*Problem to work on*. For the material that follows, list every line containing the word "React".

*Material*.
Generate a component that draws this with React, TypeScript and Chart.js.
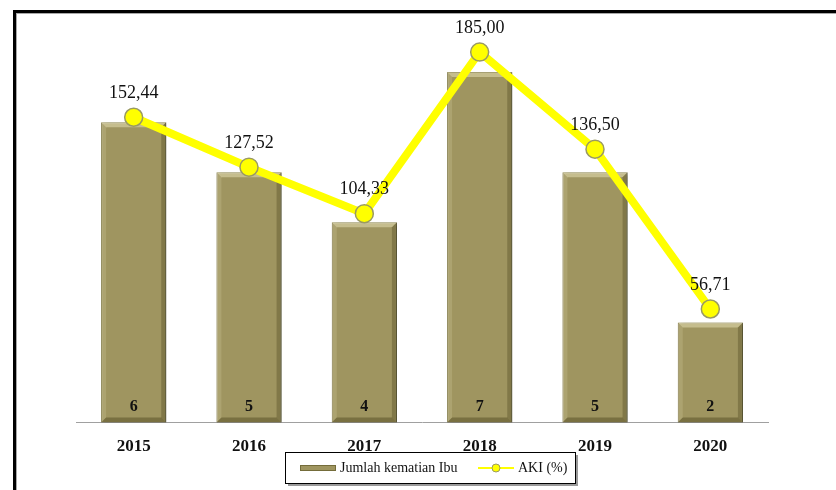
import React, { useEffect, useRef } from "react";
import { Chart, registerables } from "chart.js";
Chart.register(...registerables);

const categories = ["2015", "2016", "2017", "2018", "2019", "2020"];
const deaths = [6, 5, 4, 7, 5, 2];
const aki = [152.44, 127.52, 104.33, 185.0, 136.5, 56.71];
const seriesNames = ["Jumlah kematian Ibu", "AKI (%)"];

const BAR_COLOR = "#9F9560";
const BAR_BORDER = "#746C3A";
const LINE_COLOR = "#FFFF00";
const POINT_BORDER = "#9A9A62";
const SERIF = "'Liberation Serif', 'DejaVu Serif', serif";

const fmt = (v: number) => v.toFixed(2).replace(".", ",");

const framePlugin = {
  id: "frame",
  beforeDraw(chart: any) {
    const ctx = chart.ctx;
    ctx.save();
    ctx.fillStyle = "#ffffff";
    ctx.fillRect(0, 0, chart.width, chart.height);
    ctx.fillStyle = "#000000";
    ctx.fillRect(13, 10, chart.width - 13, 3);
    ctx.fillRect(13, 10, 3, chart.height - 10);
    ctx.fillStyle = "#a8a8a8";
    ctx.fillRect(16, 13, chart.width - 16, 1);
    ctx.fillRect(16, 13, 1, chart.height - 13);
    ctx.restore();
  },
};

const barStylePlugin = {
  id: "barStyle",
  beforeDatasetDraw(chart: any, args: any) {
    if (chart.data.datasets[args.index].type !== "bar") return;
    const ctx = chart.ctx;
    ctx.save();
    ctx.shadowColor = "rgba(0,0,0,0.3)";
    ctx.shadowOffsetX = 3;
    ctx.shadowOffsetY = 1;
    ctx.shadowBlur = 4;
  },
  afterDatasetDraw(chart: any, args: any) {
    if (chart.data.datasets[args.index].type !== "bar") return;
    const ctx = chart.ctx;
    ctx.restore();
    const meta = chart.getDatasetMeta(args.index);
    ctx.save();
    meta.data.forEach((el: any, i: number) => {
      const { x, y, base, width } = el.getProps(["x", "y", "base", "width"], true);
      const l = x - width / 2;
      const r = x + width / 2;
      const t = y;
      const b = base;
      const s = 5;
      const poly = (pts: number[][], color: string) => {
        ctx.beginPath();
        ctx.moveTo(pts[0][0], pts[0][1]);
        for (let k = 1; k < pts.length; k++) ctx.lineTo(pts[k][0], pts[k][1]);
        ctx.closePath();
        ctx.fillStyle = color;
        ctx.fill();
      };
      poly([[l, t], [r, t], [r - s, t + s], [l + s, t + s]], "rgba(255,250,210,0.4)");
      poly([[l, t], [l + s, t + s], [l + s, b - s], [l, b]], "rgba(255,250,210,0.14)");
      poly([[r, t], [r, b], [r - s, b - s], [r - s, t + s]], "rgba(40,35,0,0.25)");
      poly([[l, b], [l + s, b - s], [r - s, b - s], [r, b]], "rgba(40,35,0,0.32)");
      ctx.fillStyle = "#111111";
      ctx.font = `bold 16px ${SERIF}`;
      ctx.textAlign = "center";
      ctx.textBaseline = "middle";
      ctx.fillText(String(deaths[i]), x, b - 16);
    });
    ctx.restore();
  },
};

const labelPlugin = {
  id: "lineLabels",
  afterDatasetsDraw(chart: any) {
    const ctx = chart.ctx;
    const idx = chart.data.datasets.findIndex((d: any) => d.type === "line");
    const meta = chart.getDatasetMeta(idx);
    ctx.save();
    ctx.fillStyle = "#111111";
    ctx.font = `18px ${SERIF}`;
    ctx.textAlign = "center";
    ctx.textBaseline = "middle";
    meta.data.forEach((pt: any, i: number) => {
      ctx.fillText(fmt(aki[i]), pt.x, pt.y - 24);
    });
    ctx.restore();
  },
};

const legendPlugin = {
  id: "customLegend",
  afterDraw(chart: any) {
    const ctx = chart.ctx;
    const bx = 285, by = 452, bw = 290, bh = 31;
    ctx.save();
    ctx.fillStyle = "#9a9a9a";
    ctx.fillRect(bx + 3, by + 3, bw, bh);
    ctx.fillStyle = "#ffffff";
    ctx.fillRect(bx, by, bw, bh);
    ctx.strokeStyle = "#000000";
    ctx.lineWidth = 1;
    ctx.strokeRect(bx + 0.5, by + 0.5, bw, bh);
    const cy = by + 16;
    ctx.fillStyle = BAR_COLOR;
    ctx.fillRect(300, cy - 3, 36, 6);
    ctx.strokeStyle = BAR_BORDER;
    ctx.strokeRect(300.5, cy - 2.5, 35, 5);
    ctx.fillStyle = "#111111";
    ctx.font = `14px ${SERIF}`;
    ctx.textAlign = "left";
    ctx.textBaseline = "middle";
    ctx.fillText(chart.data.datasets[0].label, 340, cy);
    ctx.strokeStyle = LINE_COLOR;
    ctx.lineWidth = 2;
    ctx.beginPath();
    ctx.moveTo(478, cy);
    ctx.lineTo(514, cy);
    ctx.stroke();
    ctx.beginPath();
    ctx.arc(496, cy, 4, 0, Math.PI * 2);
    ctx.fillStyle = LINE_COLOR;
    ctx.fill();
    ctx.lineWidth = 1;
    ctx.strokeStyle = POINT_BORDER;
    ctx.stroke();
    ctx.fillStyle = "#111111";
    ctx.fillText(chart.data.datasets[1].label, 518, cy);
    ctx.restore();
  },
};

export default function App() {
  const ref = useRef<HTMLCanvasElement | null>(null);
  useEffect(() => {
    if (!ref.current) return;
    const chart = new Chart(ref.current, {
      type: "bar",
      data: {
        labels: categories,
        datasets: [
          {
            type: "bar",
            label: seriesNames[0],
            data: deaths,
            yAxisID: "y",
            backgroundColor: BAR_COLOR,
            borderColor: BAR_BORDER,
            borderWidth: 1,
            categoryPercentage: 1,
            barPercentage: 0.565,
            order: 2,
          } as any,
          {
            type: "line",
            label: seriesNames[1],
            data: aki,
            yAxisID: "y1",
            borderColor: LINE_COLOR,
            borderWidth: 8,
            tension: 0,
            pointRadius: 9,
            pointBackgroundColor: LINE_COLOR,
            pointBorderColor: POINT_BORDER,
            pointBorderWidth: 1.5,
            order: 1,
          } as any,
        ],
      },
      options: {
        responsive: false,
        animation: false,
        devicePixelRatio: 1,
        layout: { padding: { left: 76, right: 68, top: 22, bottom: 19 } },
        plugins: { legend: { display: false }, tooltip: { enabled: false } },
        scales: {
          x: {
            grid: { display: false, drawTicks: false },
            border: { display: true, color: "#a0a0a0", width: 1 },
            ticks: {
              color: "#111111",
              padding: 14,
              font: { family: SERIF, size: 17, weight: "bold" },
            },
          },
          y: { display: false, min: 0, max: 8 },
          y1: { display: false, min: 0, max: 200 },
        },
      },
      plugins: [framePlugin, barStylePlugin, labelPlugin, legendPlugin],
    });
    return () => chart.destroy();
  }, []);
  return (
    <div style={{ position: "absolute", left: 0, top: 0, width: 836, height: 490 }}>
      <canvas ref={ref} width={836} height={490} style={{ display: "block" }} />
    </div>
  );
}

*Reply to the exercise*.
Generate a component that draws this with React, TypeScript and Chart.js.
import React, { useEffect, useRef } from "react";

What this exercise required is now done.